(Stored data)
· · · · ·

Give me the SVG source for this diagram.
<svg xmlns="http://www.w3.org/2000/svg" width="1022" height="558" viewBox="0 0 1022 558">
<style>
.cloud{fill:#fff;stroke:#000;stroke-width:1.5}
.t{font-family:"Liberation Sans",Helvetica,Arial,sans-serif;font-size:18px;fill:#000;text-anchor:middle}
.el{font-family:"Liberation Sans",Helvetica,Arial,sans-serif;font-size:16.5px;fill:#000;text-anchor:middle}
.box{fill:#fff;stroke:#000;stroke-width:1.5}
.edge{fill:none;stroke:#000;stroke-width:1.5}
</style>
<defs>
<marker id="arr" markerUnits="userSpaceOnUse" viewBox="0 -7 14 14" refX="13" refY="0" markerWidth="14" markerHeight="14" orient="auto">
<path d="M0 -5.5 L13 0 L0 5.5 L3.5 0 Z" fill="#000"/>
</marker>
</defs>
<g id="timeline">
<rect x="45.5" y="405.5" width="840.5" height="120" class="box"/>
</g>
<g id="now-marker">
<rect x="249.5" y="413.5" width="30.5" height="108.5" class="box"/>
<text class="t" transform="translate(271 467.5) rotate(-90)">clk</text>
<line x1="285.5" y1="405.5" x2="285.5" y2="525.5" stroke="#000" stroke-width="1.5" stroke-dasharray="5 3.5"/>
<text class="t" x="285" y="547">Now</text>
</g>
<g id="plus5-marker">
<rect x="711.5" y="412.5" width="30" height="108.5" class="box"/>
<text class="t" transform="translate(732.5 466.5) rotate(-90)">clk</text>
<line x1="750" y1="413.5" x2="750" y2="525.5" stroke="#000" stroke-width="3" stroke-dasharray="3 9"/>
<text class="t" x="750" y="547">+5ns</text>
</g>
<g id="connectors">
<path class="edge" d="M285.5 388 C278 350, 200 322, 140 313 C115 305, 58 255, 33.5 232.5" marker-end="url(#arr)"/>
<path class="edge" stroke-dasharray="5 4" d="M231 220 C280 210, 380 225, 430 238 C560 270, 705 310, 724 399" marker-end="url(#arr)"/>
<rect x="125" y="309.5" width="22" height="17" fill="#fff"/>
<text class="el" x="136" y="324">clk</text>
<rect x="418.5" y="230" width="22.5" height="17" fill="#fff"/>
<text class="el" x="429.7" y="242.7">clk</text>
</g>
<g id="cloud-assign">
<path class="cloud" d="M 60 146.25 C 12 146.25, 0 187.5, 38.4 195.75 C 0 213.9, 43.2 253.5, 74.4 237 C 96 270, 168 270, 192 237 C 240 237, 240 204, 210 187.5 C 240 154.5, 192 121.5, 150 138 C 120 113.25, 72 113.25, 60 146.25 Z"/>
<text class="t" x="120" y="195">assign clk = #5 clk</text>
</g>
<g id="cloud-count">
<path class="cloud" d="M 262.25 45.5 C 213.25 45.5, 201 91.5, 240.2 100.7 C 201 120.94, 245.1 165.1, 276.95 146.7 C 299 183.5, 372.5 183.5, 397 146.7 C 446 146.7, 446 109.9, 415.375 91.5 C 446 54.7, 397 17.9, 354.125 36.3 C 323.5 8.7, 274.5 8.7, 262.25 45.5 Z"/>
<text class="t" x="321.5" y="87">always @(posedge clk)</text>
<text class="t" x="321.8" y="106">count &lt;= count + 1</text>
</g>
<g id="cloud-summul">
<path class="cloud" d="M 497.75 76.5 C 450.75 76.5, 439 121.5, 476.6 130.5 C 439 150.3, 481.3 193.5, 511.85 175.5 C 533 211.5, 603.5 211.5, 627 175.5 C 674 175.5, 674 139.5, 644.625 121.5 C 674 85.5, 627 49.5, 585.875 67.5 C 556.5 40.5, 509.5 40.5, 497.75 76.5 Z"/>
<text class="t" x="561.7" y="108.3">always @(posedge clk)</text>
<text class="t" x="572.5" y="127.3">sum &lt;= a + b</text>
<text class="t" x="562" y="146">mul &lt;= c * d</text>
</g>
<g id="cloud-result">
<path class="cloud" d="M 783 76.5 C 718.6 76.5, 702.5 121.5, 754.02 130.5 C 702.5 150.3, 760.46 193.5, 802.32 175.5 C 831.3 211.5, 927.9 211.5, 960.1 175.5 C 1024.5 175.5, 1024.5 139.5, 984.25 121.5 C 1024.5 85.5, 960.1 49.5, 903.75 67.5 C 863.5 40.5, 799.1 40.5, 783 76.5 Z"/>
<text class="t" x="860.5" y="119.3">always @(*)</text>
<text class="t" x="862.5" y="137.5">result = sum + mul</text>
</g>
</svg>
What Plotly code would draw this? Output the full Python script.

· · · · ·

What is expected.
From the records above, extract each line exactly as shown.

Answer to this problem.
Give me the SVG source for this diagram.
<svg xmlns="http://www.w3.org/2000/svg" width="1022" height="558" viewBox="0 0 1022 558">
<style>
.cloud{fill:#fff;stroke:#000;stroke-width:1.5}
.t{font-family:"Liberation Sans",Helvetica,Arial,sans-serif;font-size:18px;fill:#000;text-anchor:middle}
.el{font-family:"Liberation Sans",Helvetica,Arial,sans-serif;font-size:16.5px;fill:#000;text-anchor:middle}
.box{fill:#fff;stroke:#000;stroke-width:1.5}
.edge{fill:none;stroke:#000;stroke-width:1.5}
</style>
<defs>
<marker id="arr" markerUnits="userSpaceOnUse" viewBox="0 -7 14 14" refX="13" refY="0" markerWidth="14" markerHeight="14" orient="auto">
<path d="M0 -5.5 L13 0 L0 5.5 L3.5 0 Z" fill="#000"/>
</marker>
</defs>
<g id="timeline">
<rect x="45.5" y="405.5" width="840.5" height="120" class="box"/>
</g>
<g id="now-marker">
<rect x="249.5" y="413.5" width="30.5" height="108.5" class="box"/>
<text class="t" transform="translate(271 467.5) rotate(-90)">clk</text>
<line x1="285.5" y1="405.5" x2="285.5" y2="525.5" stroke="#000" stroke-width="1.5" stroke-dasharray="5 3.5"/>
<text class="t" x="285" y="547">Now</text>
</g>
<g id="plus5-marker">
<rect x="711.5" y="412.5" width="30" height="108.5" class="box"/>
<text class="t" transform="translate(732.5 466.5) rotate(-90)">clk</text>
<line x1="750" y1="413.5" x2="750" y2="525.5" stroke="#000" stroke-width="3" stroke-dasharray="3 9"/>
<text class="t" x="750" y="547">+5ns</text>
</g>
<g id="connectors">
<path class="edge" d="M285.5 388 C278 350, 200 322, 140 313 C115 305, 58 255, 33.5 232.5" marker-end="url(#arr)"/>
<path class="edge" stroke-dasharray="5 4" d="M231 220 C280 210, 380 225, 430 238 C560 270, 705 310, 724 399" marker-end="url(#arr)"/>
<rect x="125" y="309.5" width="22" height="17" fill="#fff"/>
<text class="el" x="136" y="324">clk</text>
<rect x="418.5" y="230" width="22.5" height="17" fill="#fff"/>
<text class="el" x="429.7" y="242.7">clk</text>
</g>
<g id="cloud-assign">
<path class="cloud" d="M 60 146.25 C 12 146.25, 0 187.5, 38.4 195.75 C 0 213.9, 43.2 253.5, 74.4 237 C 96 270, 168 270, 192 237 C 240 237, 240 204, 210 187.5 C 240 154.5, 192 121.5, 150 138 C 120 113.25, 72 113.25, 60 146.25 Z"/>
<text class="t" x="120" y="195">assign clk = #5 clk</text>
</g>
<g id="cloud-count">
<path class="cloud" d="M 262.25 45.5 C 213.25 45.5, 201 91.5, 240.2 100.7 C 201 120.94, 245.1 165.1, 276.95 146.7 C 299 183.5, 372.5 183.5, 397 146.7 C 446 146.7, 446 109.9, 415.375 91.5 C 446 54.7, 397 17.9, 354.125 36.3 C 323.5 8.7, 274.5 8.7, 262.25 45.5 Z"/>
<text class="t" x="321.5" y="87">always @(posedge clk)</text>
<text class="t" x="321.8" y="106">count &lt;= count + 1</text>
</g>
<g id="cloud-summul">
<path class="cloud" d="M 497.75 76.5 C 450.75 76.5, 439 121.5, 476.6 130.5 C 439 150.3, 481.3 193.5, 511.85 175.5 C 533 211.5, 603.5 211.5, 627 175.5 C 674 175.5, 674 139.5, 644.625 121.5 C 674 85.5, 627 49.5, 585.875 67.5 C 556.5 40.5, 509.5 40.5, 497.75 76.5 Z"/>
<text class="t" x="561.7" y="108.3">always @(posedge clk)</text>
<text class="t" x="572.5" y="127.3">sum &lt;= a + b</text>
<text class="t" x="562" y="146">mul &lt;= c * d</text>
</g>
<g id="cloud-result">
<path class="cloud" d="M 783 76.5 C 718.6 76.5, 702.5 121.5, 754.02 130.5 C 702.5 150.3, 760.46 193.5, 802.32 175.5 C 831.3 211.5, 927.9 211.5, 960.1 175.5 C 1024.5 175.5, 1024.5 139.5, 984.25 121.5 C 1024.5 85.5, 960.1 49.5, 903.75 67.5 C 863.5 40.5, 799.1 40.5, 783 76.5 Z"/>
<text class="t" x="860.5" y="119.3">always @(*)</text>
<text class="t" x="862.5" y="137.5">result = sum + mul</text>
</g>
</svg>
What Plotly code would draw this? Output the full Python script.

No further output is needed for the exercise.